La volonté libre, en effet, ne peut agir sans loi, c'est à la fois librement et nécessairement qu'elle pose la loi morale, mais c'est précisément parce qu'elle est libre qu'elle se donne nécessairement à elle-même, comme loi, la forme universelle de toute loi. Ici intervient alors la distinction entre volonté pure législatrice (Wille) qui est une volonté objective intelligible, et la volonté du libre-arbitre (Willkür) qui est la volonté subjective affectée par le sensible. Il existe donc des degrés de liberté et la liberté éthique constitue le plus haut degré. L'être vertueux doit s'efforcer de réduire au maximum la contingence de l'action morale et tendre à la rendre nécessaire, l'effort impliquant un progrès vers une sainteté de la liberté et une détermination supérieure de la liberté. Cet effort n'est pas une soumission au sens usuel du terme, mais une obéissance qui marque la liberté du sujet. "Comme sujet de la législation morale, procédant du concept de liberté, et suivant laquelle l'homme est soumis à une loi qu'il se donne à lui-même (homo noumenon), l'homme est un autre être que l'homme sensible doué de raison, mais cette considération n'a de sens qu'à un point de vue pratique."50(*) La liberté est donc un devoir pour l'homme. Les deux degrés de la volonté entrent en jeu dans la conscience morale, puisque lorsque la loi morale se manifeste à nous dans l'expérience de l'obligation, elle nous révèle tout ensemble la liberté de la volonté autonome qui pose la loi et la liberté de la volonté arbitraire qui peut choisir pour ou contre la loi, d'où l'existence et la possibilité du mal. Nous avons une liberté de choix, car soit nous sommes pour la loi morale, soit nous sommes contre, il n'y a pas d'intermédiaire. L'homme a le pouvoir de déterminer le fondement de ses maximes en fonction de la loi morale, il devient responsable. Si la loi morale est la ratio cognoscendi de la liberté du libre arbitre, la liberté du libre arbitre est la ratio essendi de notre responsabilité morale.

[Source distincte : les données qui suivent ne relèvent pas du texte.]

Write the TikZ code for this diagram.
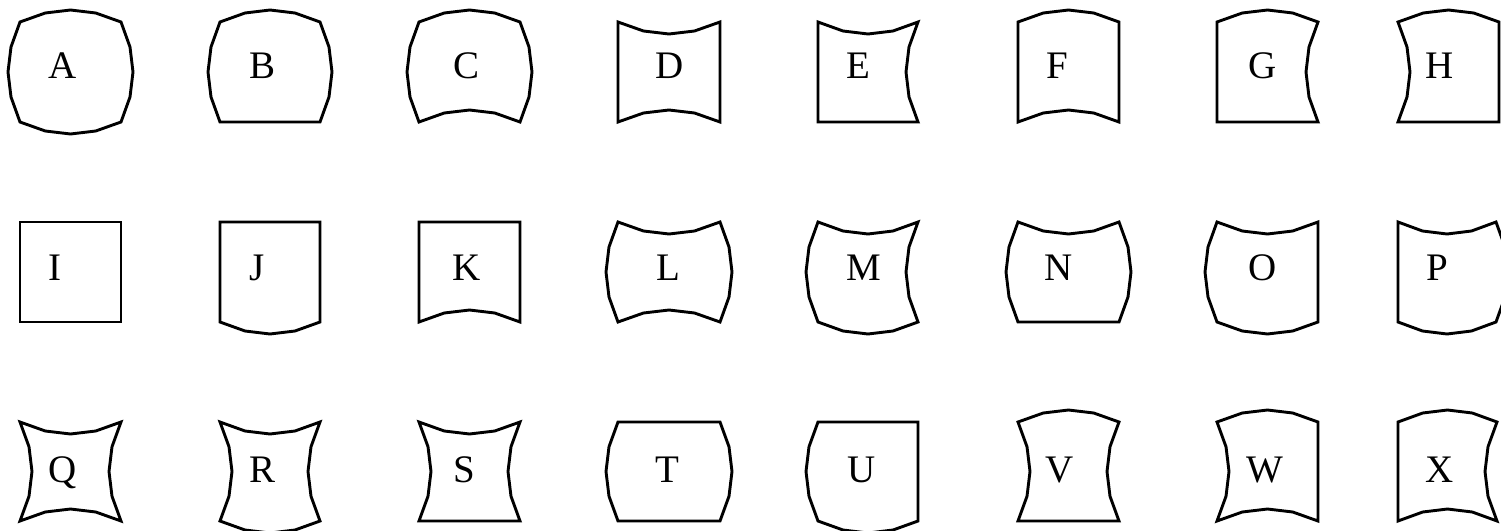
\documentclass[tikz,border=0pt]{standalone}
\usepackage{fontspec}
\setmainfont{Liberation Serif}
\tikzset{
  shapeline/.style={draw=black, line width=2.9pt, line join=miter},
  letter/.style={anchor=base, inner sep=0pt, font=\fontsize{39}{42}\selectfont}
}
% #1=x1 #2=x2 #3=y1 #4=y2 #5=top #6=right #7=bottom #8=left (bulge: + out, - in)
\newcommand\shp[8]{%
\draw[shapeline] (#1,#3)
 -- ({#1+0.25*(#2-#1)},{#3-0.75*(#5)})
 -- ({#1+0.5*(#2-#1)},{#3-(#5)})
 -- ({#1+0.75*(#2-#1)},{#3-0.75*(#5)})
 -- (#2,#3)
 -- ({#2+0.75*(#6)},{#3+0.25*(#4-#3)})
 -- ({#2+(#6)},{#3+0.5*(#4-#3)})
 -- ({#2+0.75*(#6)},{#3+0.75*(#4-#3)})
 -- (#2,#4)
 -- ({#2-0.25*(#2-#1)},{#4+0.75*(#7)})
 -- ({#2-0.5*(#2-#1)},{#4+(#7)})
 -- ({#2-0.75*(#2-#1)},{#4+0.75*(#7)})
 -- (#1,#4)
 -- ({#1-0.75*(#8)},{#4-0.25*(#4-#3)})
 -- ({#1-(#8)},{#4-0.5*(#4-#3)})
 -- ({#1-0.75*(#8)},{#4-0.75*(#4-#3)})
 -- cycle;}
\begin{document}
\begin{tikzpicture}[x=1pt,y=-1pt]
\useasboundingbox (0,0) rectangle (1501,530);
% row 1
\shp{20}{121}{22}{122}{12}{12}{12}{12}
\shp{220}{320}{22}{122}{12}{12}{0}{12}
\shp{419}{520}{22}{122}{12}{12}{-12}{12}
\shp{618}{720}{22}{122}{-12}{0}{-12}{0}
\shp{818}{918}{22}{122}{-12}{-12}{0}{0}
\shp{1018}{1119}{22}{122}{12}{0}{-12}{0}
\shp{1217}{1318}{22}{122}{12}{-12}{0}{0}
\shp{1398}{1499}{22}{122}{12}{0}{0}{-12}
% row 2
\shp{20}{121}{222}{322}{0}{0}{0}{0}
\shp{220}{320}{222}{322}{0}{0}{12}{0}
\shp{419}{520}{222}{322}{0}{0}{-12}{0}
\shp{618}{720}{222}{322}{-12}{12}{-12}{12}
\shp{818}{918}{222}{322}{-12}{-12}{12}{12}
\shp{1018}{1119}{222}{322}{-12}{12}{0}{12}
\shp{1217}{1318}{222}{322}{-12}{0}{12}{12}
\shp{1398}{1496}{222}{322}{-12}{12}{12}{0}
% row 3
\shp{20}{121}{422}{521}{-12}{-12}{-12}{-12}
\shp{220}{320}{422}{521}{-12}{-12}{12}{-12}
\shp{419}{520}{422}{521}{-12}{-12}{0}{-12}
\shp{618}{720}{422}{521}{0}{12}{0}{12}
\shp{818}{918}{422}{521}{0}{0}{12}{12}
\shp{1018}{1119}{422}{521}{12}{-12}{0}{-12}
\shp{1217}{1318}{422}{521}{12}{0}{-12}{-12}
\shp{1398}{1497}{422}{521}{12}{-12}{-12}{0}
% labels
\node[letter] (lA) at (62.7,78) {A};
\node[letter] (lB) at (263,78) {B};
\node[letter] (lC) at (466,78) {C};
\node[letter] (lD) at (670,78) {D};
\node[letter] (lE) at (858,78) {E};
\node[letter] (lF) at (1057,78) {F};
\node[letter] (lG) at (1263,78) {G};
\node[letter] (lH) at (1440,78) {H};
\node[letter] (lI) at (55,280) {I};
\node[letter] (lJ) at (257,280) {J};
\node[letter] (lK) at (467,280) {K};
\node[letter] (lL) at (668,280) {L};
\node[letter] (lM) at (864,280) {M};
\node[letter] (lN) at (1059,280) {N};
\node[letter] (lO) at (1263,280) {O};
\node[letter] (lP) at (1437,280) {P};
\node[letter] (lQ) at (63,482) {Q};
\node[letter] (lR) at (263,482) {R};
\node[letter] (lS) at (464,482) {S};
\node[letter] (lT) at (667,482) {T};
\node[letter] (lU) at (862,482) {U};
\node[letter] (lV) at (1060,482) {V};
\node[letter] (lW) at (1265,482) {W};
\node[letter] (lX) at (1440,482) {X};
\end{tikzpicture}
\end{document}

Ce qu'il y a de libre dans notre libre arbitre ne tient pas à notre puissance d'agir contre la raison, mais au contraire à la faculté d'agir conformément à la loi. Plus nous agissons en fonction de cette loi, plus nous nous forgeons un caractère intelligible qui ne change pas avec les circonstances extérieures. Quand nous parlons de caractère, "il n'est pas question de ce que la nature fait de l'homme, mais de ce que l'homme fait de lui-même."51(*) Que ce caractère soit bon ou mauvais, ce n'est certes pas à la nature qu'il faut en attribuer le mérite ou la faute. Il existe cependant une disposition naturelle, qui fait de l'homme un être moral capable d'admettre dans ses maximes le respect de la loi comme mobile déterminant de son action. Pour se réaliser pleinement et manifester son autonomie authentique, la liberté humaine n'a donc pas à s'opposer à la nature, mais à la dépasser en actualisant par un acte de liberté une potentialité déjà inscrite dans la nature elle-même, en choisissant effectivement (in der That) comme mobile cette loi morale, c'est-à-dire en faisant en sorte qu'à la "disposition au bien"52(*) constitutive de la nature s'ajoute un "penchant au bien"53(*) qui serait alors l'indice que la Willkür a décidé de devenir Wille. L'acquisition d'un caractère est primordial pour la constitution de la personnalité morale car cette dernière "n'est pas autre chose que la liberté d'un être raisonnable soumis à des lois morales."54(*) Le caractère intelligible est le fondement d'un choix intemporel qui détermine la totalité de mes actions dans l'ordre phénoménal : il s'affirme dans l'effort fourni par le sujet pour déterminer ses maximes en fonction de la loi morale.

* 44 KANT, Critique de la raison pratique, Ak.V.238, p.141.

* 45 Ibid., Ak.VI 225, p.100.

* 46 Ibid., Ak.V 83, p.48.

* 47 Ibid., Ak.V 72, p.41.

* 48 Ibid., Ak.V 56, p.31.

* 49 Ibid., Ak.V 289, p.173.

* 50 KANT, Doctrine de la Vertu, § 13, Ak.VI 439, p.113.

* 51 KANT, Anthropologie d'un point de vue pragmatique, Ak.VII 292, p.140.

* 52 KANT, La Religion dans les limites de la simple raison, Ak.VI 47, p.67.

* 53 Ibid., Ak.VI 28, p.44.

* 54 KANT, Doctrine du Droit, Ak.VI 223, p.470.